Two aspects of the Credit Card Accountability, Responsibility and Disclosure Act of 2009 — also known as the Credit CARD Act — went into effect Thursday. One of the changes now forces credit card companies to give card holders a 45-day advance notice — amounting to an additional month — before potentially hiking their interest rate.
That gives consumers time to shop around for better rates and cards that might better suit their situation. That is particularly important to Atlanta area residents, said Billshrink.com co-founder and president, Schwark Satyavolu, this week’s Voice of the Expert.
In anticipation of the hit to their profit margins, credit card companies went on the defense, increasing rates and lowering credit limits for even the most loyal and responsible consumers. Billshrink is a free online service that makes recommendations to help people save money. It compiles regional data when analyzing its clients’ requests and financial situations, and found that Atlanta residents are overpaying $3,430 a year on their credit card bills.
The San Francisco-based company came up with that figure by comparing its recommendations for other cards to the cards currently carried by customers seeking the company’s assistance. From January to July 2009, Billshrink reviewed 150 credit cards nationally. What it found is alarming:
Issuers that have changed their rates the least include American Express and Bank of America; Issuers that have increased rates the most are Capitol One, US Bank, Discover and Citi.
According to Billshrink, Capitol One has increased purchase and balance transfer rates 50 percent; US Bank 33 percent; Discover 30 percent and Citi 27 percent.
That has sent card holders scurrying for better rates.
“The trend is in greater curiosity,” Satyavolu said. “We are seeing an uptick in credit card applications. People who have bad credit are finding it harder; people with good credit are looking for better offers. There’s an increased awareness and more people are looking.”
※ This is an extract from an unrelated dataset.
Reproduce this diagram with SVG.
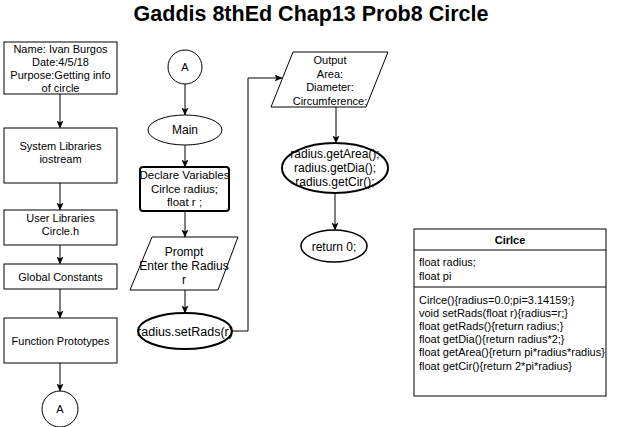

It’s imperative to be smart in the process. Satyavolu makes these suggestions:
Read your mail: “Card companies have made these products so complicated,” he said. “You need to look more closely at the rates. Some may treat you better than others based on your profile. Small changes in penalties or rates can translate into a lot of savings. And don’t just look at it once, but on a regular basis.”
Explore your options in one sitting: “You should do all your credit card [options] shopping at one time. From the perspective of your credit score, you are treated more favorably if you do it all at once rather than doing it over time.”
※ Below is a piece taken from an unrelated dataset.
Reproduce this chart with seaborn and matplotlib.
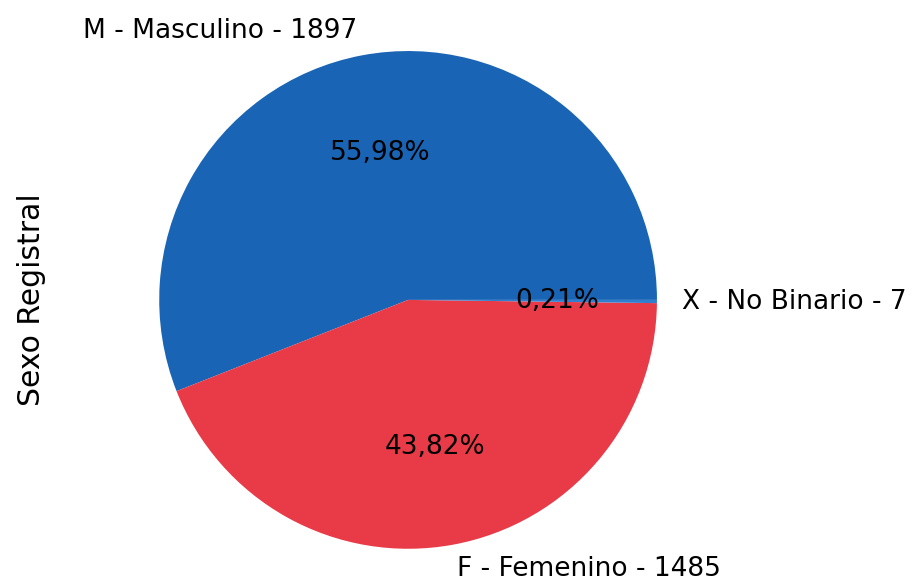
import matplotlib
matplotlib.use("Agg")
import matplotlib.pyplot as plt
import seaborn as sns

categories = ["M - Masculino", "F - Femenino", "X - No Binario"]
counts = [1897, 1485, 7]
colors = ["#1964b4", "#e83a47", "#2f7fd0"]

sns.set_style("white")
plt.rcParams['font.family'] = ['DejaVu Sans']
plt.rcParams['text.color'] = 'black'
plt.rcParams['axes.labelcolor'] = 'black'

fig = plt.figure(figsize=(9.15, 5.82), dpi=100)
ax = fig.add_axes([0.106, -0.0498, 0.680, 1.069])

labels = [f"{c} - {n}" for c, n in zip(categories, counts)]

def fmt(p):
    return f"{p:.2f}%".replace(".", ",")

wedges, texts, autotexts = ax.pie(counts, labels=labels, colors=colors,
                                  autopct=fmt, startangle=0,
                                  wedgeprops={"linewidth": 0},
                                  textprops={"fontsize": 19, "color": "black"})
ax.set_xlim(-1.25, 1.25)
ax.set_ylim(-1.25, 1.25)
ax.set_aspect("equal")
ax.set_ylabel("Sexo Registral", fontsize=21.5, color="black")
ax.yaxis.set_label_coords(-0.082, 0.5)
for s in ax.spines.values():
    s.set_visible(False)

fig.savefig("out.png", dpi=100)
Don’t go for gimmicks: “Realize you should not go after the card offer you receive in the mail or the offer for the free T-shirt from the guy at the airport. These offers are designed to make card companies a lot of money. There are other cards out there that will get you the best deal. Make sure you’re going out and finding the right card for you, instead of taking what they give you. There’s usually a reason they are sending it to to you. They are trying to make money.”
Re-evaluate: Just because your card has served you well over the past year or so, doesn’t mean it’s still the best offer. “The entire marketplace has changed,” he said. Make sure you are keeping a close eye on your statements and reading your mail.
Are you looking for a new credit card company? Are you finding the process simple, difficult or confusing? Will the Credit CARD Act help you?